Loca’s clad in an orange jumpsuit, “NOT GUILTY” stenciled on the back in black. Lopez dons a comically thick accent to proclaim her client’s innocence, but in true wrestling fashion, that’s a bunch of racially driven, hilarious BS concocted for the fun. Loca then uses brute force to contort her opponent’s body into pretzel shapes, and I marvel at the two women’s flexibility and athleticism for a moment before Loca slams the woman’s face into the mat, and I’m back to jubilant booing.

The joy of wrestling is found in the right mix of comic showboating and physical prowess. Seeing these women perform live knocks the air right out of your lungs. Every punch, choke and kick is precisely executed for theatrical value. But this live show is merely a filming opportunity for the newly relaunched WOW digital series, created by David McLane.

In 1986, when McLane’s Gorgeous Ladies of Wrestling hit the airwaves from Las Vegas, Nevada, the promoter was interested only in making real women’s wrestling a lucrative business. But the venture was a fool’s game, and GLOW and later POWW and the first iteration of WOW all folded. (He did sell out of GLOW before it folded, because he said it was too much theater, not enough wrestling.) But McLane had no idea what cultural effect the show might have on generations of young girls who flipped the channel on Sundays to find grown women body-slamming one another, cracking jokes and playing dumb in ridiculous costumes. I was one of those little girls, draped across my grandfather’s lap while he smoked a cigar and the two of us cheered on my favorite heels, Spike and Chainsaw. I remember proclaiming that I wanted to be one of those girls one day and eventually was, wrestling in a small, feminist DIY women’s league (KPOWW) as One-Eyed Wanda the pirate in the early 2000s during college. (My special move was a “Pirate Driver.”)

Despite those early failures of women’s wrestling, it really does feel as if we’re finally ready for it. In June, Netflix is even releasing its new series GLOW, based on McLane’s original league. Today, multiple generations of females have been welcomed into sports, whereas the wrestlers of the ’80s were pile-driver pioneers — nobody knew what to do with violent, aggressive women, especially the ones who went out of their way to look ugly. But those caustic women, slathered in crusty makeup, chains and spikes replacing ribbons and bows, were my favorite.
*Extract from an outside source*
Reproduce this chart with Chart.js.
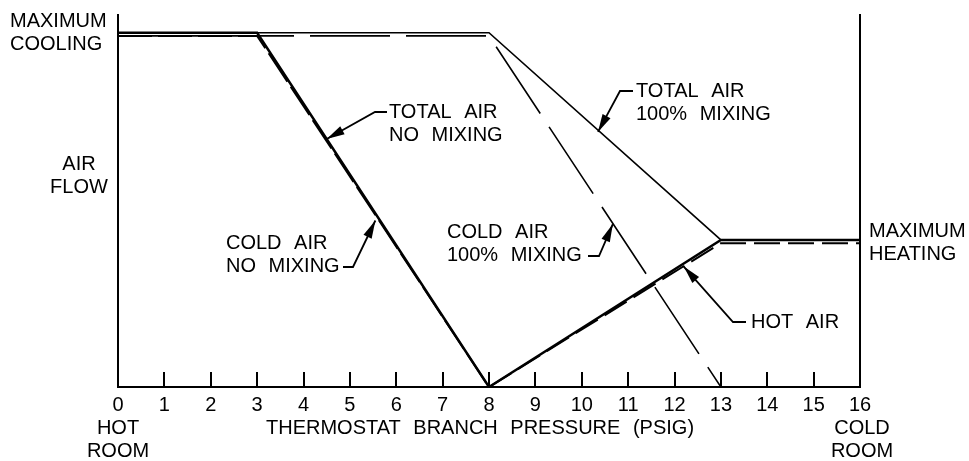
<!DOCTYPE html>
<html>
<head>
<meta charset="utf-8">
<script src="https://cdn.jsdelivr.net/npm/chart.js@4/dist/chart.umd.min.js"></script>
<style>
html, body { margin: 0; background: #fff; }
#wrap { width: 969px; height: 461px; }
</style>
</head>
<body>
<div id="wrap"><canvas id="chart"></canvas></div>
<script>
// --- data (x = thermostat branch pressure psig, y = relative air flow) ---
const pressureTicks = [0, 1, 2, 3, 4, 5, 6, 7, 8, 9, 10, 11, 12, 13, 14, 15, 16];
const totalNoMixX = [0, 3, 8, 13, 16];
const totalNoMixY = [100, 100, 0, 41.5, 41.5];
const coldNoMixX = [0, 3, 8, 16];
const coldNoMixY = [99.1, 99.1, 0, 0];
const totalMixX = [0, 8, 13, 16];
const totalMixY = [100, 100, 41.5, 41.5];
const coldMixX = [0, 8, 13];
const coldMixY = [99.1, 99.1, 0];
const hotAirX = [8, 13, 16];
const hotAirY = [0, 40.6, 40.6];

const FONT = "20px 'Liberation Sans'";
const pts = (xs, ys) => xs.map((x, i) => ({ x, y: ys[i] }));

// callouts: tip in data units, elbow + text in pixels
const callouts = [
	{ lines: ["TOTAL AIR", "NO MIXING"], tip: [4.5, 70], elbow: [375, 112], end: [387, 112], tx: 389, ty: 112 },
	{ lines: ["TOTAL AIR", "100% MIXING"], tip: [10.35, 72], elbow: [620, 91], end: [633, 91], tx: 636, ty: 91 },
	{ lines: ["COLD AIR", "NO MIXING"], tip: [5.55, 47], elbow: [353, 267], end: [343, 267], tx: 226, ty: 243 },
	{ lines: ["COLD AIR", "100% MIXING"], tip: [10.67, 46], elbow: [599, 256], end: [588, 256], tx: 447, ty: 232 },
	{ lines: ["HOT AIR"], tip: [12.2, 34], elbow: [733, 322], end: [746, 322], tx: 751, ty: 322 }
];

const sideLabels = [
	{ lines: ["MAXIMUM", "COOLING"], x: 10, y: 21, align: "left" },
	{ lines: ["AIR", "FLOW"], x: 79, y: 164, align: "center" },
	{ lines: ["MAXIMUM", "HEATING"], x: 869, y: 231, align: "left" },
	{ lines: ["HOT", "ROOM"], x: 118, y: 428, align: "center" },
	{ lines: ["COLD", "ROOM"], x: 862, y: 428, align: "center" },
	{ lines: ["THERMOSTAT BRANCH PRESSURE (PSIG)"], x: 480, y: 428, align: "center" }
];

function drawLines(ctx, lines, x, y, align) {
	ctx.textAlign = align;
	lines.forEach((t, i) => ctx.fillText(t, x, y + i * 23));
}

const extrasPlugin = {
	id: "extras",
	afterDraw(chart) {
		const { ctx, chartArea, scales } = chart;
		const xs = scales.x, ys = scales.y;
		ctx.save();
		// inward ticks
		ctx.strokeStyle = "#000";
		ctx.lineWidth = 2;
		pressureTicks.forEach(v => {
			const px = Math.round(xs.getPixelForValue(v));
			ctx.beginPath();
			ctx.moveTo(px, chartArea.bottom);
			ctx.lineTo(px, chartArea.bottom - 15);
			ctx.stroke();
		});
		// text
		ctx.fillStyle = "#000";
		ctx.font = FONT;
		ctx.wordSpacing = "7px";
		ctx.textBaseline = "middle";
		sideLabels.forEach(l => drawLines(ctx, l.lines, l.x, l.y, l.align));
		callouts.forEach(c => {
			drawLines(ctx, c.lines, c.tx, c.ty, "left");
			const tipX = xs.getPixelForValue(c.tip[0]);
			const tipY = ys.getPixelForValue(c.tip[1]);
			ctx.lineWidth = 1.8;
			ctx.beginPath();
			ctx.moveTo(c.end[0], c.end[1]);
			ctx.lineTo(c.elbow[0], c.elbow[1]);
			ctx.lineTo(tipX, tipY);
			ctx.stroke();
			const a = Math.atan2(tipY - c.elbow[1], tipX - c.elbow[0]);
			const L = 18, W = 4.5;
			ctx.beginPath();
			ctx.moveTo(tipX, tipY);
			ctx.lineTo(tipX - L * Math.cos(a) + W * Math.sin(a), tipY - L * Math.sin(a) - W * Math.cos(a));
			ctx.lineTo(tipX - L * Math.cos(a) - W * Math.sin(a), tipY - L * Math.sin(a) + W * Math.cos(a));
			ctx.closePath();
			ctx.fill();
		});
		ctx.restore();
	}
};

const lineDs = (data, width, dash) => ({
	data, borderColor: "#000", borderWidth: width, borderDash: dash || [],
	pointRadius: 0, tension: 0, fill: false, showLine: true
});

new Chart(document.getElementById("chart"), {
	type: "scatter",
	data: {
		datasets: [
			lineDs(pts(totalNoMixX, totalNoMixY), 2.5),
			lineDs(pts(coldNoMixX, coldNoMixY), 2, [34, 6]),
			lineDs(pts(totalMixX, totalMixY), 1.6),
			lineDs(pts(coldMixX, coldMixY), 1.6, [80, 16]),
			lineDs(pts(hotAirX, hotAirY), 2, [26, 8])
		]
	},
	options: {
		responsive: true, maintainAspectRatio: false, animation: false,
		layout: { padding: { top: 15, left: 0, right: 0, bottom: 0 } },
		plugins: { legend: { display: false }, tooltip: { enabled: false } },
		scales: {
			x: {
				type: "linear", min: 0, max: 16,
				afterFit: s => { s.height = 74; },
				afterBuildTicks: s => { s.ticks = pressureTicks.map(v => ({ value: v })); },
				grid: { display: false, drawTicks: false },
				border: { display: true, color: "#000", width: 2 },
				ticks: { color: "#000", font: { family: "Liberation Sans", size: 20 }, padding: 6, maxRotation: 0, autoSkip: false }
			},
			y: {
				min: 0, max: 105, position: "left",
				afterFit: s => { s.width = 118; },
				grid: { display: false, drawTicks: false },
				border: { display: true, color: "#000", width: 2 },
				ticks: { display: false }
			},
			y2: {
				min: 0, max: 105, position: "right",
				afterFit: s => { s.width = 109; },
				grid: { display: false, drawTicks: false },
				border: { display: true, color: "#000", width: 2 },
				ticks: { display: false }
			}
		}
	},
	plugins: [extrasPlugin]
});
</script>
</body>
</html>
And playing the heel myself, I can honestly say that becoming accustomed to other people booing you in public, and somehow gaining energy from it, has helped me in a professional capacity as a woman who consistently enters male-dominated professions; I do not exist for your approval. And when you lose the need for approval, you operate with no-holds-barred.

These are all the thoughts that cross my mind as I catch Dagger’s little girl ringside, spazzing out every time the Governor’s Daughter Abilene pulls a dirty trick on an opponent and then blows a kiss to the audience. (Abilene in real life, like most heels, is the kindest soul you’ll ever meet.) In my perfect world, every little girl could get to be the heel they’ve always wanted to be. But until then, WOW is letting us all live vicariously.